I am a member of the Clinical Association of Reflexologists and this is their definition.
Our use of this term is related to the type of treatment provided by the reflexologist and the type of people treated.  The emphasis on ‘clinical’ is on what the practitioner does rather than where they do it.
A Clinical Reflexologist is trained to work safely on people with medical problems without prior written or verbal permission from the doctor and can be insured to do this.  However, Clinical Reflexologists will always seek to work with, and refer back to, whenever required, the client’s doctor and can be considered to be part of the client’s healthcare team.
Clinical reflexology recognises that in order to ascertain whether a person is contraindicated or not, a level of diagnosis is first required.  A diagnostic assessment must be made before and during the initial consultation and during the first session in order to formulate a treatment plan for each client.

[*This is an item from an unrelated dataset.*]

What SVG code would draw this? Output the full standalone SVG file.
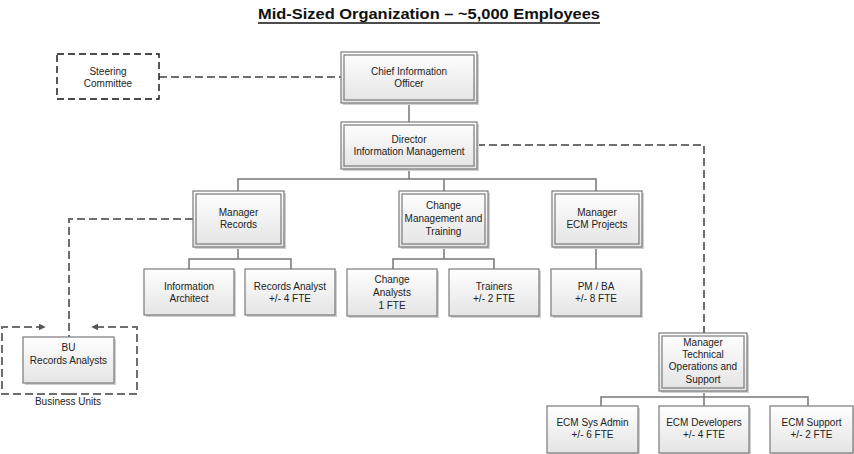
<svg xmlns="http://www.w3.org/2000/svg" width="854" height="454" viewBox="0 0 854 454">
<defs>
<linearGradient id="g" x1="0" y1="0" x2="0" y2="1">
<stop offset="0" stop-color="#ffffff"/>
<stop offset="1" stop-color="#e4e4e4"/>
</linearGradient>
<marker id="arr" viewBox="0 0 10 10" refX="9" refY="5" markerWidth="7" markerHeight="7" markerUnits="userSpaceOnUse" orient="auto">
<path d="M0,0 L10,5 L0,10 z" fill="#555"/>
</marker>
</defs>
<style>
text{font-family:"Liberation Sans",Arial,sans-serif;font-size:10px;fill:#222;text-anchor:middle}
.title{font-size:15px;font-weight:bold;fill:#111}
.box{fill:url(#g);stroke:#7a7a7a;stroke-width:1.2}
.inner{fill:none;stroke:#7a7a7a;stroke-width:1.2}
.shadow{fill:#d0d0d0}
.con{fill:none;stroke:#777;stroke-width:1.5}
.dash{fill:none;stroke:#6e6e6e;stroke-width:2;stroke-dasharray:8,4}
.sc{fill:#fff;stroke:#111;stroke-width:1.4;stroke-dasharray:7,4}
</style>
<rect width="854" height="454" fill="#fff"/>
<text class="title" x="429" y="19" textLength="342" lengthAdjust="spacingAndGlyphs">Mid-Sized Organization – ~5,000 Employees</text>
<line x1="258" y1="23" x2="600" y2="23" stroke="#111" stroke-width="1.3"/>

<g id="connectors">
<path class="dash" d="M159,77 H341"/>
<path class="dash" d="M477,145 H704 V333"/>
<path class="dash" d="M193,219 H69 V337"/>
<path class="dash" d="M69,394 H2 V327 H45" marker-end="url(#arr)"/>
<path class="dash" d="M69,394 H137 V327 H92" marker-end="url(#arr)"/>
<path class="con" d="M409,103 V122"/>
<path class="con" d="M409,169 V179"/>
<path class="con" d="M238,191 V179 H596 V191"/>
<path class="con" d="M444,179 V191"/>
<path class="con" d="M238,247 V259"/>
<path class="con" d="M189,269 V259 H291 V269"/>
<path class="con" d="M444,247 V259"/>
<path class="con" d="M393,269 V259 H494 V269"/>
<path class="con" d="M596,247 V269"/>
<path class="con" d="M704,391 V397"/>
<path class="con" d="M601,406 V397 H808 V406"/>
<path class="con" d="M704,397 V406"/>
</g>

<g id="steering">
<rect class="sc" x="57" y="54" width="102" height="45"/>
<text x="108" y="74.5">Steering</text>
<text x="108" y="86.5">Committee</text>
</g>

<g id="cio">
<rect class="shadow" x="343" y="54" width="136" height="51"/>
<rect class="box" x="341" y="52" width="136" height="51"/>
<rect class="inner" x="344" y="55" width="130" height="45"/>
<text x="409" y="74.5">Chief Information</text>
<text x="409" y="86.5">Officer</text>
</g>

<g id="director">
<rect class="shadow" x="343" y="124" width="136" height="47"/>
<rect class="box" x="341" y="122" width="136" height="47"/>
<rect class="inner" x="344" y="125" width="130" height="41"/>
<text x="409" y="142.5">Director</text>
<text x="409" y="154.5">Information Management</text>
</g>

<g id="mgr_records">
<rect class="shadow" x="195" y="193" width="91" height="56"/>
<rect class="box" x="193" y="191" width="91" height="56"/>
<rect class="inner" x="196" y="194" width="85" height="50"/>
<text x="238.5" y="215.5">Manager</text>
<text x="238.5" y="227.5">Records</text>
</g>

<g id="change_mgmt">
<rect class="shadow" x="401" y="193" width="89" height="56"/>
<rect class="box" x="399" y="191" width="89" height="56"/>
<rect class="inner" x="402" y="194" width="83" height="50"/>
<text x="443.5" y="209">Change</text>
<text x="443.5" y="222">Management and</text>
<text x="443.5" y="235">Training</text>
</g>

<g id="mgr_ecm">
<rect class="shadow" x="554" y="193" width="90" height="56"/>
<rect class="box" x="552" y="191" width="90" height="56"/>
<rect class="inner" x="555" y="194" width="84" height="50"/>
<text x="597" y="215.5">Manager</text>
<text x="597" y="227.5">ECM Projects</text>
</g>

<g id="info_architect">
<rect class="shadow" x="146" y="271" width="90" height="46"/>
<rect class="box" x="144" y="269" width="90" height="46"/>
<text x="189" y="289.5">Information</text>
<text x="189" y="301.5">Architect</text>
</g>

<g id="records_analyst">
<rect class="shadow" x="247" y="271" width="90" height="46"/>
<rect class="box" x="245" y="269" width="90" height="46"/>
<text x="290" y="289.5">Records Analyst</text>
<text x="290" y="301.5">+/- 4 FTE</text>
</g>

<g id="change_analysts">
<rect class="shadow" x="349" y="271" width="90" height="47"/>
<rect class="box" x="347" y="269" width="90" height="47"/>
<text x="392" y="282.5">Change</text>
<text x="392" y="295.5">Analysts</text>
<text x="392" y="308.5">1 FTE</text>
</g>

<g id="trainers">
<rect class="shadow" x="451" y="271" width="90" height="47"/>
<rect class="box" x="449" y="269" width="90" height="47"/>
<text x="494" y="289.5">Trainers</text>
<text x="494" y="301.5">+/- 2 FTE</text>
</g>

<g id="pm_ba">
<rect class="shadow" x="553" y="271" width="90" height="47"/>
<rect class="box" x="551" y="269" width="90" height="47"/>
<text x="596" y="289.5">PM / BA</text>
<text x="596" y="301.5">+/- 8 FTE</text>
</g>

<g id="bu_records_analysts">
<rect class="shadow" x="25" y="339" width="91" height="46"/>
<rect class="box" x="23" y="337" width="91" height="46"/>
<text x="68.5" y="351">BU</text>
<text x="68.5" y="364">Records Analysts</text>
</g>

<g id="business_units_label">
<text x="68" y="404.5">Business  Units</text>
</g>

<g id="mgr_tech">
<rect class="shadow" x="661" y="335" width="88" height="58"/>
<rect class="box" x="659" y="333" width="88" height="58"/>
<rect class="inner" x="662" y="336" width="82" height="52"/>
<text x="703" y="345.5">Manager</text>
<text x="703" y="357.5">Technical</text>
<text x="703" y="369.5">Operations and</text>
<text x="703" y="382.5">Support</text>
</g>

<g id="ecm_sysadmin">
<rect class="shadow" x="549" y="408" width="91" height="47"/>
<rect class="box" x="547" y="406" width="91" height="47"/>
<text x="592.5" y="425.5">ECM Sys Admin</text>
<text x="592.5" y="437.5">+/- 6 FTE</text>
</g>

<g id="ecm_developers">
<rect class="shadow" x="661" y="408" width="90" height="47"/>
<rect class="box" x="659" y="406" width="90" height="47"/>
<text x="704" y="425.5">ECM Developers</text>
<text x="704" y="437.5">+/- 4 FTE</text>
</g>

<g id="ecm_support">
<rect class="shadow" x="772" y="408" width="83" height="47"/>
<rect class="box" x="770" y="406" width="83" height="47"/>
<text x="811.5" y="425.5">ECM Support</text>
<text x="811.5" y="437.5">+/- 2 FTE</text>
</g>
</svg>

CAR members will recognise that diagnosis is an integral part of their practice and that this is a reflexology-oriented diagnosis presented within a complementary medical framework.  However, they will also appreciate that although their training is extensive it does not give the ability to deliver this diagnosis in allopathic terms without the required conventional medical qualifications.  Added to the opportunity to treat the wider range of conditions that practicing clinical reflexology accommodates, comes the greater responsibility to ensure best possible practice in the areas of health and safety, hygiene and general regulations.
When we receive applications for membership we look for the level and quality of education and training rather than where the reflexologist is employed or has worked.  Often these are linked but just because one has managed to obtain work at a hospice does not mean they have been trained to work with people with cancer. Equally, a reflexologist who currently practices at a hairdressers or beauty salon may well have the skills and experience to safely and effectively administer reflexology to people with serious illness.
Using this definition of clinical reflexology and catering specifically for such practitioners has meant we are now attracting like-minded members from all over the UK and also have a growing international representation.